Frederica Freyberg:
Young, Gifted and Black sponsored a rally Tuesday night to call attention to its reform agenda. The group protested in front of Madison City County building before moving inside to attend a public protection committee meeting where plans for a new $8 million jail were discussed. Madison’s police chief, Michael Koval, released a written response to the coalition’s requests, and he joins us now. Thanks for doing so, Chief.
Michael Koval:
Thank you.
Frederica Freyberg:
So among the things you responded to in your response was the demand for no interaction with police. Now the coalition subsequently says that they want to have the relationship with the police that most middle class white communities have, that is little or no police contact. Why do you think that’s not a good idea?
Michael Koval:
Well, I think that if you’re only concentrating your time and attention on thinking about how the police are interacting exclusively with an offender profile, there perhaps might be a lot of things that we could discuss above and beyond the police presence, and we should be talking about those things. But a lot of the calls that we go to in our neighborhoods are calls in response to victims and witnesses and complainants who all want the police to mediate and to preserve some quality of life issues in their neighborhoods. So I think that that misses sort of a number of demographics.
Frederica Freyberg:
And in fact you want to put more police out into neighborhoods.
Michael Koval:
Indeed I do. I think that some of our best policing, frankly, is done preemptively, proactively and in collaboration when we’re not responding to modes of crisis. When we can be relational we're at our best. And nowhere does that get done in earnest, more gratifying, than at the neighborhood level.
Frederica Freyberg:
You’ve obviously looked at this a lot and had concerns about it, but what are the reasons for the arrest rate disparities between black and non-black people in Madison?
Michael Koval:
Well, in Madison, having lived my entire life here, there’s a lot of moving parts for that, and they go beyond the socioeconomic issues and not solely and exclusively the police.
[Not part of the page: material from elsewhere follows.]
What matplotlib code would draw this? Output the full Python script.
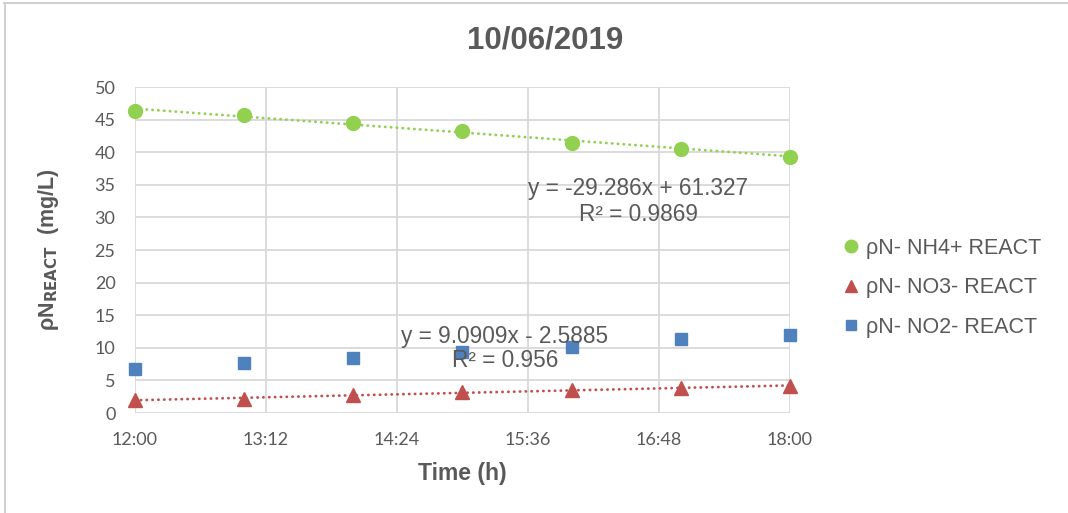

Clearly, the police have a role to play, and we have to be accountable and we have to constantly be looking at those either intended or unconscious things that we might be doing that contribute to that concern. But joblessness, the sort of the calamities of crisis of our public school education and moreover the sort of growing gulf of the poverty that we see in Madison, the haves and the have-nots, and that puts additional stressors on those places where there’s affordable housing, and that more and more is concentrated in neighborhoods which are proliferating.
Frederica Freyberg:
You suggested, in your first response, that maybe the way the police interact with offenders has some room for improvement. Like what?
Michael Koval:
Well, in terms of looking at what is the paradigm of that call and response. Many times, or traditional, would be if you have been viewed in doing something that’s prohibited by law or ordinance, would there be a citation, would there be an arrest? Perhaps now we have to more than ever before look at alternatives to that default mechanism and seeing, where are there restorative court elements that we can use in looking at avoiding that brick and mortar end game?
Frederica Freyberg:
And these are some of the same kinds of recommendations that this coalition is talking about. Has there been face-to-face kind of dialogue?
Michael Koval:
Well, it’s been sort of counter face-to-face, quite frankly. We have attempted to facilitate the demonstrations, and I think that at the outset of my blog I attempted to create a platform where there’s a number of things where I think barriers, or institutional pervasive racial issues, could be explored and things that I would endorse. But when we get to the point of the quality of life in the neighborhoods, that’s sort of my nonnegotiable category. I feel that strongly about it.
Frederica Freyberg:
Now, how do you think residents of a progressive city like Madison feel about this racial disparity in arrests and even incarceration? What is your message to the citizens of this city on that?
Michael Koval:
It is a very real, inescapable conclusion that’s been vetted by facts. So rather than argue about whose facts or criteria are different than others, this is the time to come together, coalesce and look at where are some creative options that we can do better. This is a community of talent, a community of generosity, a community of people who are guided by individual initiatives and looking towards humanity. Now we just have to find the mechanism to take those individual efforts and collectively come to the table and discuss how we can do better.
Frederica Freyberg:
And yet this has been a longstanding issue, and people talk a lot about working together and bringing people together in this city to solve it.
Michael Koval:
Mm-hmm.
Frederica Freyberg:
Is there some impatience now?
Michael Koval:
I do think, and I think it’s exacerbated by what we see playing out as narratives on a national level. Regrettably, there isn’t probably a week that’s gone by since I've taken office where there hasn’t been some extremely put-offish sort of visual that we see police in other markets conducting, and it has a visceral reaction with all of us. And if that is the constant drum roll that we hear, it does sort of become sort of a self-fulfilling prophesy. And we need to shift that narrative to something more positive. And that’s created by action.
Frederica Freyberg:
All right, Chief. Thanks very much.
Michael Koval:
Thank you.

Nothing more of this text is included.